Again Knott offered sympathy, but pointed out that state law would not permit him to give away state property or arm private citizens. “You are going to have to settle your own affairs,” he said. “You know, of course, that a private citizen can arrest a man if a warrant is issued charging him with a felony?”
Boone felt frustrated and angry but held his temper in check. The governor's suggestion seemed to encourage armed action.
“Governor,” he said finally, “I have but one home. From this I have been driven by these outlaws and their friends. They have murdered my kinsmen. I have not before engaged in any of their difficulties. But I now propose to take a hand and retake my fireside or die in the effort.”

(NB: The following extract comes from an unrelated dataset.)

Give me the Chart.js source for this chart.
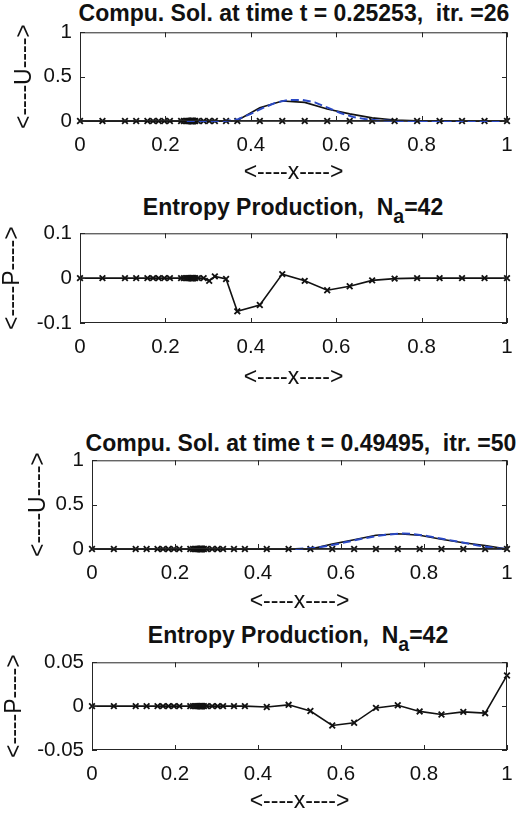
<!DOCTYPE html>
<html lang="en">
<head>
    <meta charset="UTF-8">
    <title>Compu. Sol. / Entropy Production</title>
    <script src="https://cdn.jsdelivr.net/npm/chart.js"></script>
    <style>
        body { margin: 0; background: #fff; width: 532px; height: 817px; position: relative; overflow: hidden;
               font-family: "Liberation Sans", Arial, Helvetica, sans-serif; color: #111; }
        canvas { position: absolute; left: 0; }
        .ttl { position: absolute; font-weight: bold; font-size: 23px; line-height: 24px; white-space: pre;
               transform: translateX(-50%); }
        .ttl sub { font-size: 0.85em; vertical-align: -0.4em; line-height: 0; }
    </style>
</head>
<body>
    <div class="ttl" style="left:294px; top:1px;">Compu. Sol. at time t = 0.25253,  itr. =26</div>
    <div class="ttl" style="left:293px; top:195px;">Entropy Production,  N<sub>a</sub>=42</div>
    <div class="ttl" style="left:301px; top:431px;">Compu. Sol. at time t = 0.49495,  itr. =50</div>
    <div class="ttl" style="left:298px; top:623px;">Entropy Production,  N<sub>a</sub>=42</div>

    <canvas id="c1" width="532" height="175"></canvas>
    <canvas id="c2" width="532" height="176"></canvas>
    <canvas id="c3" width="532" height="175"></canvas>
    <canvas id="c4" width="532" height="174"></canvas>

    <script>
        // tick labels
        const xTicks = [0, 0.2, 0.4, 0.6, 0.8, 1];
        const uTicks = [0, 0.5, 1];
        const pTicksA = [-0.1, 0, 0.1];
        const pTicksB = [-0.05, 0, 0.05];

        // adaptive mesh (42 nodes)
        const meshX = [0, 0.0526, 0.1053, 0.1316, 0.1579, 0.1711, 0.1842, 0.1974, 0.2105, 0.2368,
                       0.2434, 0.2500, 0.2533, 0.2566, 0.2582, 0.2599, 0.2607, 0.2615, 0.2623, 0.2632,
                       0.2640, 0.2648, 0.2664, 0.2697, 0.2763, 0.2895, 0.3026, 0.3158, 0.3421, 0.3684,
                       0.4211, 0.4737, 0.5263, 0.5789, 0.6316, 0.6842, 0.7368, 0.7895, 0.8421, 0.8947,
                       0.9474, 1.0];

        // t = 0.25253 : computed solution on the mesh
        const uComp1 = [0, 0, 0, 0, 0, 0, 0, 0, 0, 0,
                        0, 0, 0, 0, 0, 0, 0, 0, 0, 0,
                        0, 0, 0, 0, 0, 0, 0, 0, 0, 0.005,
                        0.15, 0.225, 0.21, 0.135, 0.08, 0.035, 0.012, 0.003, 0, 0,
                        0, 0];
        // t = 0.25253 : exact solution (dashed)
        const exX1 = [0.25, 0.34, 0.37, 0.40, 0.43, 0.46, 0.49, 0.52, 0.55, 0.58, 0.61, 0.64, 0.67, 0.70, 0.74, 1.0];
        const exU1 = [0, 0, 0.02, 0.08, 0.15, 0.21, 0.238, 0.238, 0.21, 0.15, 0.09, 0.045, 0.02, 0.007, 0, 0];
        // t = 0.25253 : entropy production
        const prod1 = [0, 0, 0, 0, 0, 0, 0, 0, 0, 0,
                       0, 0, 0, 0, 0, 0, 0, 0, 0, 0,
                       0, 0, 0, 0, 0, 0, -0.006, 0.004, -0.002, -0.074,
                       -0.06, 0.009, -0.006, -0.027, -0.018, -0.005, -0.001, 0, 0, 0,
                       0, 0];

        // t = 0.49495
        const uComp2 = [0, 0, 0, 0, 0, 0, 0, 0, 0, 0,
                        0, 0, 0, 0, 0, 0, 0, 0, 0, 0,
                        0, 0, 0, 0, 0, 0, 0, 0, 0, 0,
                        0, 0, 0, 0.055, 0.105, 0.155, 0.172, 0.155, 0.11, 0.07,
                        0.04, 0];
        const exX2 = [0.49, 0.53, 0.57, 0.61, 0.65, 0.69, 0.73, 0.75, 0.77, 0.81, 0.85, 0.89, 0.93, 0.97, 1.0];
        const exU2 = [0, 0.01, 0.035, 0.075, 0.115, 0.15, 0.17, 0.175, 0.17, 0.145, 0.11, 0.075, 0.04, 0.012, 0];
        const prod2 = [0, 0, 0, 0, 0, 0, 0, 0, 0, 0,
                       0, 0, 0, 0, 0, 0, 0, 0, 0, 0,
                       0, 0, 0, 0, 0, 0, 0, 0, 0, 0,
                       -0.001, 0.0015, -0.0055, -0.022, -0.019, -0.002, 0.001, -0.006, -0.0095, -0.0065,
                       -0.008, 0.035];

        const pts = (xs, ys) => xs.map((x, i) => ({ x: x, y: ys[i] }));
        const zeros = meshX.map(() => 0);

        // box with inward ticks, like matlab axes
        const boxPlugin = {
            id: 'box',
            afterDraw(chart) {
                const { ctx, chartArea: a, scales } = chart;
                const x = scales.x, y = scales.y;
                ctx.save();
                ctx.strokeStyle = '#262626';
                ctx.lineWidth = 1;
                ctx.strokeRect(a.left + 0.5, a.top + 0.5, a.right - a.left - 1, a.bottom - a.top - 1);
                ctx.beginPath();
                x.ticks.forEach(t => {
                    const px = Math.round(x.getPixelForValue(t.value)) + 0.5;
                    ctx.moveTo(px, a.bottom); ctx.lineTo(px, a.bottom - 5);
                    ctx.moveTo(px, a.top); ctx.lineTo(px, a.top + 5);
                });
                y.ticks.forEach(t => {
                    const py = Math.round(y.getPixelForValue(t.value)) + 0.5;
                    ctx.moveTo(a.left, py); ctx.lineTo(a.left + 5, py);
                    ctx.moveTo(a.right, py); ctx.lineTo(a.right - 5, py);
                });
                ctx.stroke();
                ctx.restore();
            }
        };

        const tickSize = 20.5, labelSize = 23;

        function makePanel(id, top, box, datasets, yTicks, yLabel, yTitleX, xTitleBelow) {
            const cv = document.getElementById(id);
            cv.style.top = top + 'px';
            const padTop = box.top - top;
            const boxH = box.bottom - box.top;
            const axisH = cv.height - padTop - boxH;
            const lh = labelSize * 1.2;
            new Chart(cv, {
                type: 'line',
                data: { datasets: datasets },
                plugins: [boxPlugin],
                options: {
                    responsive: false,
                    animation: false,
                    layout: { padding: { top: padTop, right: 532 - box.right, left: 0, bottom: 0 } },
                    plugins: { legend: { display: false }, tooltip: { enabled: false } },
                    scales: {
                        x: {
                            type: 'linear', min: 0, max: 1,
                            afterBuildTicks: s => { s.ticks = xTicks.map(v => ({ value: v })); },
                            afterFit: s => { s.height = axisH; },
                            grid: { display: false, drawTicks: false },
                            border: { display: false },
                            ticks: { color: '#111', font: { size: tickSize }, padding: 12, maxRotation: 0,
                                     callback: v => String(v) },
                            title: { display: true, text: '<----x---->', color: '#111', font: { size: labelSize },
                                     padding: { top: 0, bottom: axisH - xTitleBelow - lh / 2 } }
                        },
                        y: {
                            min: yTicks[0], max: yTicks[yTicks.length - 1],
                            afterBuildTicks: s => { s.ticks = yTicks.map(v => ({ value: v })); },
                            afterFit: s => { s.width = box.left; },
                            grid: { display: false, drawTicks: false },
                            border: { display: false },
                            ticks: { color: '#111', font: { size: tickSize }, padding: 8,
                                     callback: v => String(v) },
                            title: { display: true, text: yLabel, color: '#111', font: { size: labelSize },
                                     padding: { top: yTitleX - lh / 2, bottom: 0 } }
                        }
                    }
                }
            });
        }

        Chart.defaults.font.family = '"Liberation Sans", Arial, Helvetica, sans-serif';

        const solSets = (uComp, exX, exU) => [
            { data: pts(exX, exU), borderColor: '#2a48c4', borderWidth: 2, borderDash: [8, 4],
              pointRadius: 0, tension: 0, clip: false },
            { data: pts(meshX, uComp), borderColor: '#111', borderWidth: 1.6, pointRadius: 0,
              tension: 0, clip: false },
            { data: pts(meshX, zeros), borderColor: '#111', borderWidth: 1.6, pointStyle: 'crossRot',
              pointRadius: 4, pointBorderWidth: 1.8, pointBorderColor: '#111', tension: 0, clip: false }
        ];
        const prodSets = (prod) => [
            { data: pts(meshX, prod), borderColor: '#111', borderWidth: 1.6, pointStyle: 'crossRot',
              pointRadius: 4, pointBorderWidth: 1.8, pointBorderColor: '#111', tension: 0, clip: false }
        ];

        makePanel('c1', 12, { left: 80, right: 507, top: 32, bottom: 121 },
                  solSets(uComp1, exX1, exU1), uTicks, '<----U---->', 25, 52);
        makePanel('c2', 213, { left: 80, right: 507, top: 233, bottom: 323 },
                  prodSets(prod1), pTicksA, '<----P---->', 13, 55);
        makePanel('c3', 440, { left: 92, right: 507, top: 460, bottom: 549 },
                  solSets(uComp2, exX2, exU2), uTicks, '<----U---->', 39, 53);
        makePanel('c4', 642, { left: 92, right: 507, top: 662, bottom: 750 },
                  prodSets(prod2), pTicksB, '<----P---->', 15, 52);
    </script>
</body>
</html>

With that, Boone Logan left the governor's office and walked across the Capitol lawn to the train station. He had not gotten the help that he had hoped for, but he had learned what he must do. He caught the train to Cincinnati, where he bought fifty Winchester rifles, assorted shotguns and pistols, and two thousand rounds of ammunition. He then returned to Morehead and called his forces together.
To Boone's surprise, he found that he, Pigman, and Perry could count on over one hundred men to stand with them against the Tolliver crowd. He and Pigman divided these into four squads, each under an appointed leader, and gave each instructions for the coming showdown. Somehow he managed to get warrants issued for Craig,
Jay, Andy, Bud, and Cal Tollier, Bunk and Jim Manning, Bill, Tom, and Boone Day, John Rogers, Sam Goodin, and Hiram Cooper for the murder of the Logan boys (Boone Logan may have forged these himself) and finally persuaded Deputy Sheriff Hogg to serve the papers at an appointed time on the morning of June 22.
On the night of June 21, Logan and twenty of his men rode to Farmers (Otis Rice says the guns were shipped to Gates Station), where they took delivery of two wooden crates labeled as farm merchandise. They then rode back and joined the rest of their group a mile south of Morehead. The rifles and bullets were handed out. The four squads were directed to take positions at points north, south, east, and west of town and fan out to the right until they made contact with the next squad, thus encircling the town. At eight o'clock the next morning, Sheriff Hogg would serve the papers on the Tollivers at the American Hotel, giving the operation some pale patina of legality. Then Boone Logan would give the signal for the attack, which would begin as soon as he called on the Tollivers to come out and surrender. He did not anticipate that they would surrender peaceably.
During the night the Logan forces surrounded the town and slowly closed in. But no good plan ever goes according to blueprint. Somehow, either because Deputy Hogg got cold feet or because Craig Tolliver in the American Hotel became suspicious when a man named Byron ran across the street carrying a rifle, the fight started before the warrants could be served.